Having your cake and eating it: energy companies want profit without risk
Catherine Mitchell, IGov Team, 22nd October, 2014
Having your cake and eating it – energy companies want profits without risk
The fire at Didcot electricity gas plant on Sunday night has, as to be expected, led to numerous articles (e.g. here, here, here and here) which argue, when boiled down, to two simple points: (1) that not enough has been done by Government to stimulate investment in the electricity system and as a result we are now dangerously close to having brown or black outs this winter; and (2) that getting the necessary investment requires a more certain, investment framework.
However, these arguments are either specious or ingenuous, or both.
Those of us who have been working in energy for longer than a few years recognise the perennial calls by incumbents for more certainty of the investment framework. Paul Golby, then CEO of E.on UK, seemed to spend most of the 2000’s saying that E.on needed more investment certainty if E.on was to invest in nuclear power. The Government, first under Labour and then the Coalition, from 2006 onwards, gradually gave him more and more investment certainty until there is now more or less complete policy certainty of investment for nuclear, and yet no British generators, including E.on, have come forward.

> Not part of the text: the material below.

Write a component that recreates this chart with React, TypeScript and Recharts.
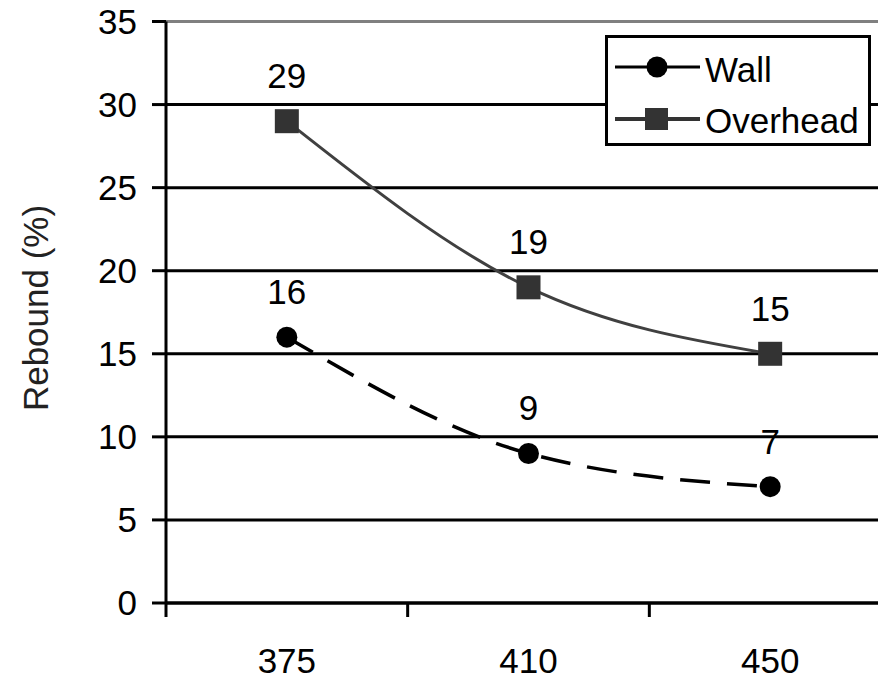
import React from 'react';
import { LineChart, Line, XAxis, YAxis, CartesianGrid, ReferenceLine, LabelList } from 'recharts';

const categories = ['375', '410', '450'];
const wallValues = [16, 9, 7];
const overheadValues = [29, 19, 15];
const yTicks = [0, 5, 10, 15, 20, 25, 30, 35];

const rows = categories.map((c, i) => ({ speed: c, wall: wallValues[i], overhead: overheadValues[i] }));

const CHART_W = 900;
const CHART_H = 679;
const LEFT = 166;
const RIGHT = 9;
const TOP = 21.5;
const BOTTOM = 76;
const BAND = (CHART_W - LEFT - RIGHT) / categories.length;
const FONT = '"Liberation Sans", Arial, sans-serif';

// label at the category centre, tick mark at its left boundary
const XTick = (props: any) => {
  const { x, y, payload } = props;
  const edge = x - BAND / 2;
  return (
    <g>
      <line x1={edge} x2={edge} y1={y} y2={y + 14} stroke="#000" strokeWidth={3} />
      <text x={x} y={y + 70} textAnchor="middle" fontSize={35} fill="#000" fontFamily={FONT}>
        {payload.value}
      </text>
    </g>
  );
};

const SquareDot = (props: any) => {
  const { cx, cy } = props;
  return <rect x={cx - 12} y={cy - 12} width={24} height={24} fill="#333" />;
};

const RoundDot = (props: any) => {
  const { cx, cy } = props;
  return <circle cx={cx} cy={cy} r={10.5} fill="#000" />;
};

const LegendBox = () => (
  <svg width={266} height={112} style={{ position: 'absolute', left: 605, top: 35 }}>
    <rect x={1.5} y={1.5} width={263} height={108} fill="#fff" stroke="#000" strokeWidth={3} />
    <line x1={10} x2={95} y1={32} y2={32} stroke="#000" strokeWidth={3} />
    <circle cx={52} cy={32} r={10.5} fill="#000" />
    <text x={100} y={47} fontSize={35} fontFamily={FONT} fill="#000">Wall</text>
    <line x1={10} x2={95} y1={84} y2={84} stroke="#333" strokeWidth={4} />
    <rect x={40} y={73} width={23} height={22} fill="#333" />
    <text x={100} y={98} fontSize={35} fontFamily={FONT} fill="#000">Overhead</text>
  </svg>
);

export default function App() {
  return (
    <div style={{ position: 'absolute', left: 0, top: 0, width: 878, height: 679, overflow: 'hidden', background: '#fff' }}>
      <LineChart width={CHART_W} height={CHART_H} data={rows} margin={{ top: TOP, right: RIGHT, bottom: 0, left: 0 }}>
        <CartesianGrid horizontal vertical={false} stroke="#000" strokeWidth={3} />
        <ReferenceLine y={35} stroke="#808080" strokeWidth={3} />
        <XAxis
          dataKey="speed"
          height={BOTTOM}
          padding={{ left: BAND / 2, right: BAND / 2 }}
          axisLine={{ stroke: '#000', strokeWidth: 3 }}
          tickLine={false}
          tickSize={0}
          tickMargin={0}
          tick={<XTick />}
          interval={0}
        />
        <YAxis
          width={LEFT}
          domain={[0, 35]}
          ticks={yTicks}
          interval={0}
          axisLine={{ stroke: '#000', strokeWidth: 3 }}
          tickLine={{ stroke: '#000', strokeWidth: 3 }}
          tickSize={14}
          tickMargin={15}
          tick={{ fontSize: 35, fill: '#000', fontFamily: FONT }}
          label={{
            content: () => (
              <text x={0} y={0} transform="translate(48,308) rotate(-90)" textAnchor="middle" fontSize={35} fill="#222" fontFamily={FONT}>
                Rebound (%)
              </text>
            ),
          }}
        />
        <Line
          type="monotone"
          dataKey="overhead"
          stroke="#404040"
          strokeWidth={3}
          dot={<SquareDot />}
          isAnimationActive={false}
        >
          <LabelList dataKey="overhead" position="top" offset={33} fontSize={35} fill="#000" fontFamily={FONT} />
        </Line>
        <Line
          type="monotone"
          dataKey="wall"
          stroke="#000"
          strokeWidth={3.5}
          strokeDasharray="30 17"
          dot={<RoundDot />}
          isAnimationActive={false}
        >
          <LabelList dataKey="wall" position="top" offset={33} fontSize={35} fill="#000" fontFamily={FONT} />
        </Line>
      </LineChart>
      <LegendBox />
    </div>
  );
}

Any company in Europe which genuinely keeps an eye on the way that the economics of energy systems around the world are changing knows where it should invest – renewables. This is because, in Europe and in GB, there is a very clear energy policy pathway – one towards low carbon and greater efficiency – and also a clear technological trajectory towards ‘smarter’ system operation based on new IT, which favours relatively smaller over relatively larger scale generation. After, a brief career in energy journalism, one of my first jobs as an energy consultant in 1989 was to describe the implications of the Large Combustion Plant Directive (LCPD), which primarily affects coal plants. Twenty-five years later that Directive is beginning to kick-in. It has taken 25 years because it was accepted in 1989 that industry needed time to transfer from one business model to another.
Even so, industry still wants more investment certainty! And, I imagine, they will continue to call for more and more investment certainty until they are monopoly companies with captured customers and getting comfortable profits, and even then they may complain.
The problem is that these companies exist in a privatised, competitive industry. Those that work in the industry are compensated for the higher risk of competition than monopoly arrangements by high salaries and large profits, some of which are returned to investors. Clearly, it would be more comfortable for those executives to have a combination of high salaries, a nice guaranteed profit and no risk but that is not how competitive industries work.
Every time a company or an industry body asks for more certainty of investment, what they are really asking for is certainty of support for their preferred fossil technology going into the future despite policy, usually, being very clearly to reduce its use. These companies and lobbies know that their calls are disingenuous. Those commentators – whether Coalition MPs or lobbies – which argue against renewables or in support of greater investment certainty – are calling for more support of the status quo and this is support of private rather than social/public interests. They clearly accept it is OK that customers pay for the companies own inability to change, or their preference not to do so, so that they can carry on doing (and making money) in the same way they have done for the previous X years.
These companies have to change. As a recent blog and paper showed, the jury is still out on whether they are capable of this. There are four aspects of this that really irritate me: firstly, that these GB companies disingenuously continue to argue for investment clarity, when it is clear to absolutely everyone what the energy policy path is; secondly, that other commentators criticise Government policy in a fact-free way to their suit their private interests rather than be based on knowledge; thirdly, that Government panders to incumbents or commentators (i.e. giving them a market-wide capacity payment rather than a targeted capacity payment to cover the ‘missing money’) thereby clouding policy unnecessarily and unhelpfully and forcing customers to pay more than they should; fourthly, that by pandering to incumbent demands, Government is de facto not supporting all the investors and market participants which are doing what Government policy says they want new investors to do.
What was heartening about the Didcot power station fire was that were a few media reports (e.g. here, here, here and here) which explained factually correctly what was happening at the time of the fire, and what the impacts of it would be immediately and for the winter. Firstly, fossil fuel power plants were surplus to capacity requirements and were being closed down anyway because it was a windy day/night. As more zero cost variable power is deployed, fossil generation can become surplus to requirements, thereby reducing payments for generation, and high peak prices can also fall, hence the falling share prices of the conventional utility companies. This shows that policy is working: once subsidies are paid, these renewable technologies provide extremely cheap power; and emissions come down. Bit by bit the system is changing, as expected by policy, so that the system remains secure as unwanted fossil and nuclear plants close down. Secondly, these big power plants – even relatively new ones as the Didcot gas plant was – are insecure.
All politicians and the regulator can do is keep their policy clear and consistent, and stand up to these self serving demands or criticisms. Policy has been in place now for 25 years. The fruits of it are just now coming through, and therefore all the more reason to keep going with it. However, that is also why companies, lobbies and pro-status quo commentators have become so ubiquitous in calling for new investment frameworks. What actually has to happen is that the private companies have to learn to live with competitive risk. Maybe if I worked for them, I would be making the same arguments but that does not mean they are correct or in the public good.